Par principe, suite à la récente décision que Patrice Caron m’a décrite au téléphone comme « finale et sans appel », et afin de protéger nos lecteurs, nous les encourageons fortement à se procurer Fugues ailleurs et à choisir pour leurs achats des commerces et établissements qui ont démontré très clairement une RÉELLE ouverture. La décision de Jean Coutu est très mal avisée, ne serait-ce que dans une optique de relations publiques. Sans doute s’agit-il d’un réflexe du passé, motivé par une ou quelques plaintes de clients ou d’employés rétrogrades à l’esprit fermé, inconscients que le Québec est une société ouverte et diversifiée. « Vivre et laisser vivre », ne dit-on pas ? À ce que je sache, personne n’est obligé de prendre un exemplaire de Fugues si le contenu ne l’intéresse pas ou s’il ne correspond pas à ses valeurs.

Lors des nombreuses entrevues que j’ai accordées cet été, dans le cadre du 30e anniversaire de Fugues et de l’exposition présentée jusqu’au 31 août à l’Écomusée du Fier Monde (« Fugues se souvient »), j’ai souvent rappelé combien l’ouverture à la différence s’est faite rapidement au Québec, en particulier au niveau des droits. Mais j’ai également émis mes craintes d’un retour en arrière, d’une possible résurgence de l’intolérance. Et qu’il fallait à ce sujet rester très vigilant. La décision corporative du Groupe Jean Coutu est la preuve tangible que rien n’est acquis et que l’intolérance peut prendre bien des visages, même celui d’une institution québécoise respectée comme Jean Coutu. Une institution qui, au fil des ans, a tout fait pour qu’on croie qu’on y trouvera « de tout, même un ami »... 

Yves Lafontaine

Rédacteur en chef et directeur de Fugues
et dorénavant ex-client de Jean Coutu

Groupe Jean Coutu offre ses excuses

Mise à jour le 22 Août 2014 - 11H30

Quelques heures à peine après la diffusion du communiqué du magazine Fugues signé de son rédacteur en chef Yves Lafontaine appelant au boycott du Groupe Jean Coutu pour cause d’homophobie, l’entreprise s’est empressée de publier une note d’excuse et de rétractation sur son site Facebook qui se lit comme suit :

"Le Groupe Jean Coutu souhaite assurer à la communauté que le magazine Fugues continuera d’être distribué dans les succursales de son réseau. Le retrait envisagé n’émanait pas d’une décision corporative. Nous nous excusons sincèrement auprès de la communauté lesbienne, gaie, bisexuelle, transsexuelle et transgenre (LGBT) ainsi qu’à tous ceux et celles qui ont pu être offensés par cette situation."
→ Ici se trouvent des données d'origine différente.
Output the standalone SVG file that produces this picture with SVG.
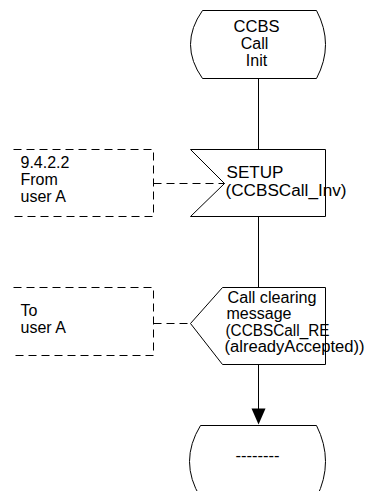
<svg xmlns="http://www.w3.org/2000/svg" width="373" height="491" viewBox="0 0 373 491">
<style>
.s{fill:none;stroke:#000;stroke-width:1}
.d{fill:none;stroke:#000;stroke-width:1;stroke-dasharray:8,5}
.t{font-family:"Liberation Sans",Arial,sans-serif;font-size:16px;fill:#000}
.m{text-anchor:middle}
</style>
<rect width="373" height="491" fill="#fff"/>
<g transform="translate(0.5,0.5)">
<g id="connectors">
<line class="s" x1="258" y1="78" x2="258" y2="149"/>
<line class="s" x1="258" y1="216" x2="258" y2="287"/>
<line class="s" x1="258" y1="364" x2="258" y2="410"/>
<polygon points="251,408 265,408 258,424" fill="#000"/>
<line class="d" x1="153" y1="183" x2="224" y2="183"/>
<line class="d" x1="153" y1="323" x2="190" y2="323"/>
</g>
<g id="start">
<path class="s" d="M202,10 L316,10 Q334,44 316,78 L202,78 Q178,44 202,10 Z"/>
<text class="t m" x="256" y="31" textLength="46" lengthAdjust="spacingAndGlyphs">CCBS</text>
<text class="t m" x="254" y="48">Call</text>
<text class="t m" x="256" y="65">Init</text>
</g>
<g id="setup">
<polygon class="s" points="190,149 325,149 325,216 190,216 224,183"/>
<text class="t" x="226" y="177.5" textLength="57" lengthAdjust="spacingAndGlyphs">SETUP</text>
<text class="t" x="225" y="195" textLength="121" lengthAdjust="spacingAndGlyphs">(CCBSCall_Inv)</text>
</g>
<g id="comment1">
<polyline class="d" points="13,149 153,149 153,216 13,216"/>
<text class="t" x="20" y="167">9.4.2.2</text>
<text class="t" x="20" y="184">From</text>
<text class="t" x="20" y="201">user A</text>
</g>
<g id="clearing">
<polygon class="s" points="222,287 325,287 325,364 222,364 190,323"/>
<text class="t" x="227" y="302" textLength="89" lengthAdjust="spacingAndGlyphs">Call clearing</text>
<text class="t" x="226" y="318.5">message</text>
<text class="t" x="225" y="335" textLength="104" lengthAdjust="spacingAndGlyphs">(CCBSCall_RE</text>
<text class="t" x="224" y="351.5" textLength="140" lengthAdjust="spacingAndGlyphs">(alreadyAccepted))</text>
</g>
<g id="comment2">
<polyline class="d" points="13,287 153,287 153,355 13,355"/>
<text class="t" x="20" y="315">To</text>
<text class="t" x="20" y="332">user A</text>
</g>
<g id="end">
<path class="s" d="M200,425 L316,425 Q334,461 316,497 L200,497 Q178,461 200,425 Z"/>
<text class="t m" x="257" y="460" textLength="44" lengthAdjust="spacingAndGlyphs">--------</text>
</g>
</g>
</svg>
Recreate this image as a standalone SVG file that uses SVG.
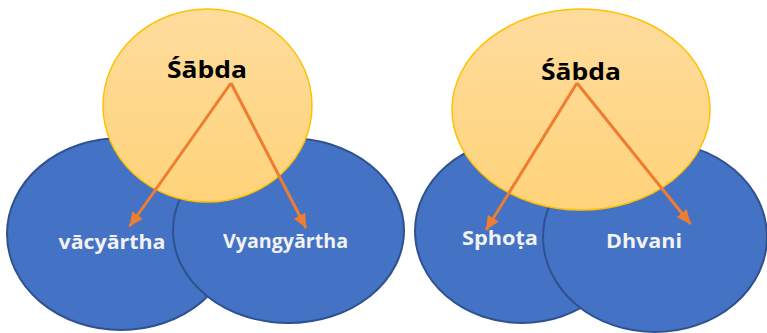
<svg xmlns="http://www.w3.org/2000/svg" width="767" height="333" viewBox="0 0 767 333">
  <defs>
    <linearGradient id="gold" x1="0" y1="0" x2="0" y2="1">
      <stop offset="0" stop-color="#FEDC9D"/>
      <stop offset="1" stop-color="#FFD37A"/>
    </linearGradient>
    <marker id="head" markerUnits="userSpaceOnUse" markerWidth="16" markerHeight="14" refX="14" refY="6.5" orient="auto">
      <path d="M0,0 L14,6.5 L0,13 Z" fill="#ED7D31"/>
    </marker>
    <style>
      .blue { fill: #4472C4; stroke: #2F528F; stroke-width: 2; }
      .yellow { fill: url(#gold); stroke: #FFC000; stroke-width: 1.5; }
      .lbl { font-family: "Open Sans", "Liberation Sans", sans-serif; font-weight: bold; font-size: 20px; fill: #F2F2F2; text-anchor: middle; }
      .title { font-family: "Open Sans", "Liberation Sans", sans-serif; font-weight: bold; font-size: 24px; fill: #000000; text-anchor: middle; }
      .arrow { stroke: #ED7D31; stroke-width: 3; fill: none; marker-end: url(#head); }
    </style>
  </defs>

  <g id="vacyartha">
    <ellipse class="blue" cx="121" cy="234" rx="114" ry="96"/>
    <text class="lbl" x="112" y="249" textLength="107" lengthAdjust="spacingAndGlyphs">vācyārtha</text>
  </g>
  <g id="vyangyartha">
    <ellipse class="blue" cx="288.5" cy="230.5" rx="115.5" ry="92.5"/>
    <text class="lbl" x="285.5" y="248" textLength="125" lengthAdjust="spacingAndGlyphs">Vyangyārtha</text>
  </g>
  <g id="sphota">
    <ellipse class="blue" cx="522" cy="231" rx="107" ry="92"/>
    <text class="lbl" x="500" y="245" textLength="76" lengthAdjust="spacingAndGlyphs">Sphoṭa</text>
  </g>
  <g id="dhvani">
    <ellipse class="blue" cx="655" cy="237" rx="112" ry="95"/>
    <text class="lbl" x="644" y="248" textLength="76" lengthAdjust="spacingAndGlyphs">Dhvani</text>
  </g>
  <g id="sabda-left">
    <ellipse class="yellow" cx="207.5" cy="105.5" rx="104.5" ry="96.5"/>
    <text class="title" x="207" y="78" textLength="80" lengthAdjust="spacingAndGlyphs">Śābda</text>
  </g>
  <g id="sabda-right">
    <ellipse class="yellow" cx="581" cy="109.5" rx="129" ry="100.5"/>
    <text class="title" x="581" y="80" textLength="80" lengthAdjust="spacingAndGlyphs">Śābda</text>
  </g>

  <g id="connectors">
    <line class="arrow" x1="231" y1="83" x2="129.5" y2="226.5"/>
    <line class="arrow" x1="231" y1="83" x2="306" y2="228"/>
    <line class="arrow" x1="577" y1="83" x2="486" y2="230"/>
    <line class="arrow" x1="577" y1="83" x2="690.5" y2="224"/>
  </g>
</svg>
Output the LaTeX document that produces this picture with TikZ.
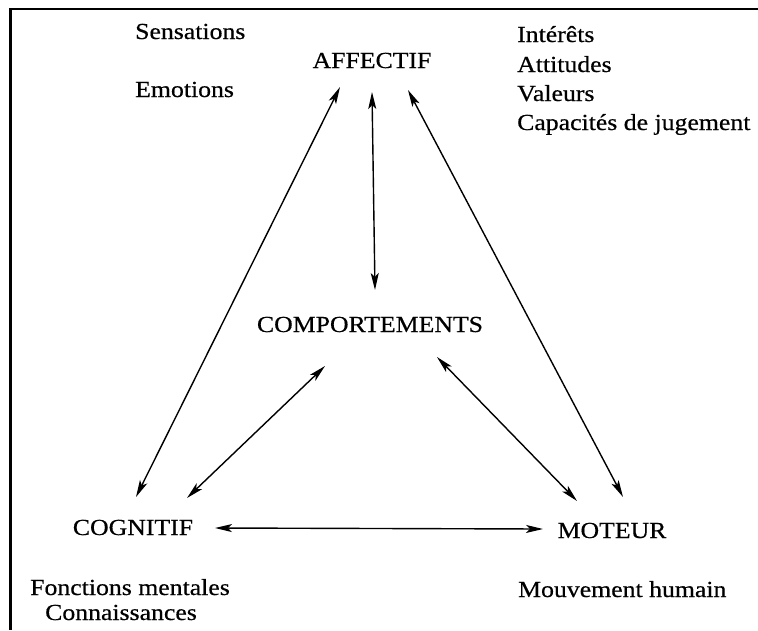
\documentclass[tikz,border=0pt]{standalone}
\usepackage{fontspec}
\setmainfont[FakeStretch=1.12,FakeBold=0.5]{Liberation Serif}
\usetikzlibrary{arrows.meta}
\tikzset{
  lbl/.style={inner sep=0pt, font=\fontsize{23}{28}\selectfont, anchor=base},
  lbll/.style={lbl, anchor=base west},
  link/.style={line width=1.4pt, arrows={Stealth[length=17pt,width=8pt,inset=4pt]-Stealth[length=17pt,width=8pt,inset=4pt]}},
  frame/.style={line width=2.8pt}
}
\begin{document}
\begin{tikzpicture}[x=1pt,y=-1pt]
\useasboundingbox (0,0) rectangle (758,630);
\fill[white] (0,0) rectangle (758,630);
\draw[frame] (10.5,630) -- (10.5,9) -- (758,9);
% main labels
\node[lbl] (AFF) at (372,68) {AFFECTIF};
\node[lbl] (COMP) at (370,332) {COMPORTEMENTS};
\node[lbl] (COG) at (133,535) {COGNITIF};
\node[lbl] (MOT) at (612,538) {MOTEUR};
% side lists
\node[lbll] (sens) at (135,39) {Sensations};
\node[lbll] (emo) at (135,97) {Emotions};
\node[lbll] (int) at (517,42) {Intérêts};
\node[lbll] (att) at (517,72) {Attitudes};
\node[lbll] (val) at (517,101) {Valeurs};
\node[lbll] (cap) at (517,130) {Capacités de jugement};
\node[lbll] (fonc) at (30,595) {Fonctions mentales};
\node[lbll] (conn) at (45,620) {Connaissances};
\node[lbll] (mouv) at (518,597) {Mouvement humain};
% connectors
\draw[link] ([shift={(-32,19)}]AFF.base) -- ([shift={(3,-38)}]COG.base);
\draw[link] ([shift={(0,24)}]AFF.base) -- ([shift={(5,-42)}]COMP.base);
\draw[link] ([shift={(36,22)}]AFF.base) -- ([shift={(11,-41)}]MOT.base);
\draw[link] ([shift={(-45,34)}]COMP.base) -- ([shift={(54,-37)}]COG.base);
\draw[link] ([shift={(67,25)}]COMP.base) -- ([shift={(-35,-37)}]MOT.base);
\draw[link] ([shift={(82,-7)}]COG.base) -- ([shift={(-69,-9)}]MOT.base);
\end{tikzpicture}
\end{document}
Tout a démarré lorsque le directeur principal des opérations de détails chez Jean Coutu, Patrice Caron, a ordonné le retrait du Fugues de dix-huit succursales de son réseau au prétexte que c’était une publication sexuelle, voire érotique.

On peut comprendre la frayeur qui a pu s’emparer de la haute direction en imaginant ce qu’aurait pu être la concrétisation d’un boycott systématique dans tout le Québec, des 450 mille gais et lesbiennes et de leurs proches. C’aurait été des pertes se chiffrant en millions de dollars.

Il n’en reste pas moins que le Fugues qui célèbre cette année ses 30 ans d’existence n’a jamais eu aucune publicité du Groupe Jean Coutu, au contraire des autres compétiteurs du domaine de la pharmacie.

Stéphane Maestro

Éditeur

LaMetropole.com

La lettre du Groupe Jean Coutu

Bonjour Monsieur Lafontaine,

Nous tenons à vous informer que nous avons bien pris connaissance de votre éditorial et nous sommes sincèrement désolés de cette situation. Le retrait envisagé de votre revue n’émanait pas d’une décision corporative et je vous assure qu’elle ne sera pas retirée de nos succursales. C’est une revue de qualité dont nous reconnaissons l’importance. Voici le texte que nous avons publié sur nos plateformes sociales ce matin :

Le Groupe Jean Coutu souhaite assurer à la communauté que le magazine Fugues continuera d’être distribué dans les succursales de son réseau. Le retrait envisagé n’émanait pas d’une décision corporative. Nous nous excusons sincèrement auprès de la communauté lesbienne, gaie, bisexuelle, transsexuelle et transgenre (LGBT) ainsi qu’à tous ceux et celles qui ont pu être offensés par cette situation.

Hélène Bisson

Vice-présidente Communications

Groupe Jean Coutu

Yves Lafontaine

Rédacteur en chef et directeur de Fugues.